Dedication ceremony inaugurates Black Cultural Center on campus
For several months, Marquise Mays avoided even glancing at the construction of the new Black Cultural Center inside the Red Gym on the UW–Madison campus.
Mays, a junior from Milwaukee and president of the Wisconsin Black Student Union, said he wanted his first look to be special, free of any preconceptions.
He also wanted to experience the moment alongside the many classmates, faculty, staff and alumni who had long sought the center and had worked to see it come to fruition.
That moment arrived Tuesday with a dedication of the 2,300-square-foot space attended by about 150 people.
“This center will be a place for people – not just black people, but the whole UW community – to learn about the vast contributions of black students to this university,” Mays said.
The event coincided with the final day of Black History Month and included a libation ceremony, a ritual pouring of water to honor those who have come before. Members of the University Gospel Choir performed.
“It is difficult to imagine a more fitting way to close African-American History Month than by opening a space – even if it’s not quite open – that will invite us to reflect, all year round, on the rich array of contributions of African-Americans to this campus over its history,” said Chancellor Rebecca Blank, who welcomed the crowd.
Renovations of the space are about 70 percent complete and the center is expected to become usable in a few weeks. A grand opening is anticipated in early May.
Chancellor Blank gave examples of people the center will honor, such as William Noland, the first African-American man to graduate from UW–Madison (1875); Mabel Watson Raimey, the first female African-American graduate (1918); and Dr. Cornelius Golightly, the university’s first African-American faculty member (1949).
The Black Cultural Center (BCC) is located on the first floor of the Red Gym, 716 Langdon St., in space that most recently housed the International Academic Programs’ Study Abroad Resource Center, now on the third floor.
Patrick Sims, vice provost for diversity and climate, told the crowd the center will serve as a formal venue for programming, community organizing and academic activities related to black culture and other culturally appropriate uses.
“This space will provide another opportunity for cross-cultural programming, with a twist that is distinctly black,” he said. “I encourage our students to continue to invest in growing the BCC – meaning the role that it will play in the larger context for this campus and the multicultural community in general.”
The center will include a lounge, collaborative work areas, computer work stations and space to showcase art. It is adjacent to a new 25-seat classroom that can be reserved for use by the center and others in the building. A visual timeline will honor the contributions of black students to the university.
“The center is a physical indicator of the university’s commitment to students of color, specifically black students,” said Gabe Javier, assistant dean of students and interim director of the Multicultural Student Center. “Students of color here exist in a predominantly white institution, so the ability to see themselves and to understand the history of people who look like them and who have had similar experiences is vitally important.”

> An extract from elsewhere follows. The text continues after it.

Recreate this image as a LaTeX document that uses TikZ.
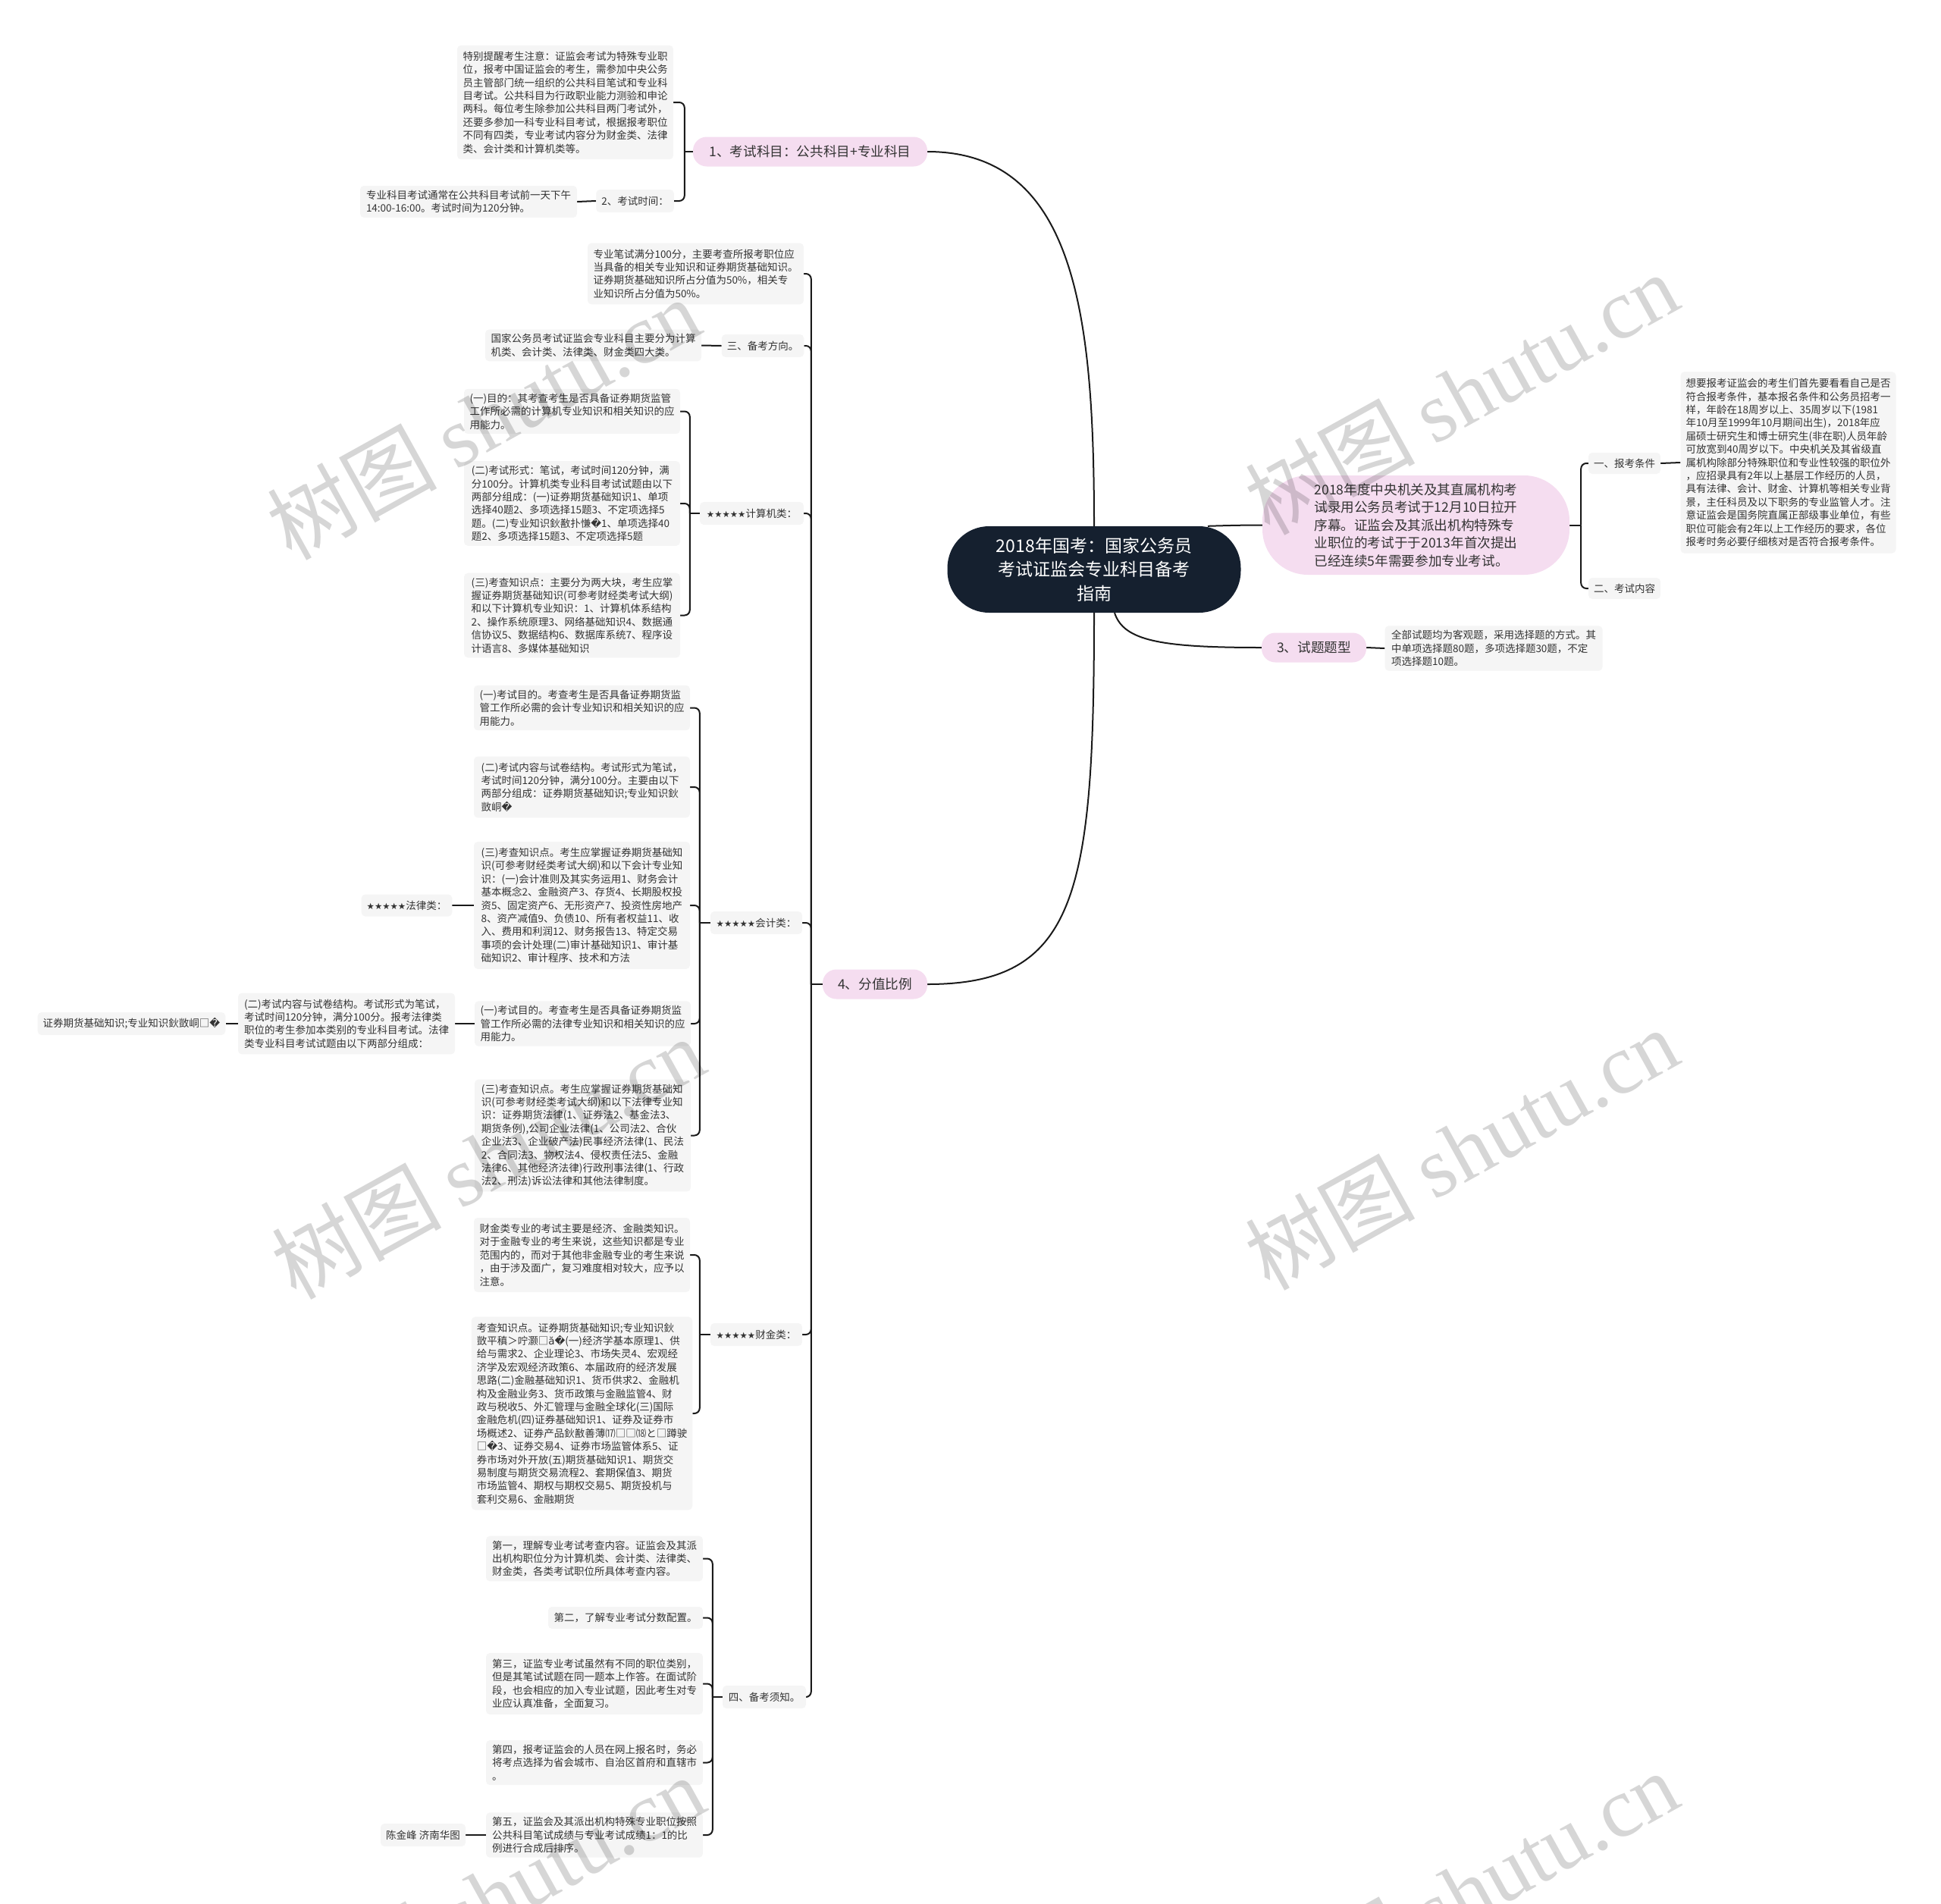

A full-time coordinator will be hired to run the center, with other positions filled by students, Javier said. Students have been involved in helping to shape the center and its programming, including serving on the center’s advisory board.
Breanna Taylor, a junior from Milwaukee who serves on the Black History Month Planning Committee, said in an interview that the center is needed to showcase the “full scale of blackness on campus.” The center will reenergize black-identifying students, allowing them more control over how they are represented on campus, she said.
The university opened an Afro-American and Race Relations Center in the late 1960s in response to demands by black students. The university closed the center in 1973, saying at the time that, due to a decision by the Board of Regents, campuses could fund only multicultural programs, not ones focused on specific races or ethnicities. The closing of the center led to more protests.
The latest push from students for a new center heightened in 2015 and continued through last year following a series of bias-related incidents. Chancellor Blank agreed with the need for the center, making its creation one of several priority initiatives to improve campus climate.
“Knowing this history – that courageous, brave and very resilient black students already went through this – makes this space even more meaningful,” said Mays, the Black Student Union president. “We know that we are part of that legacy of creating and fostering space for ourselves.”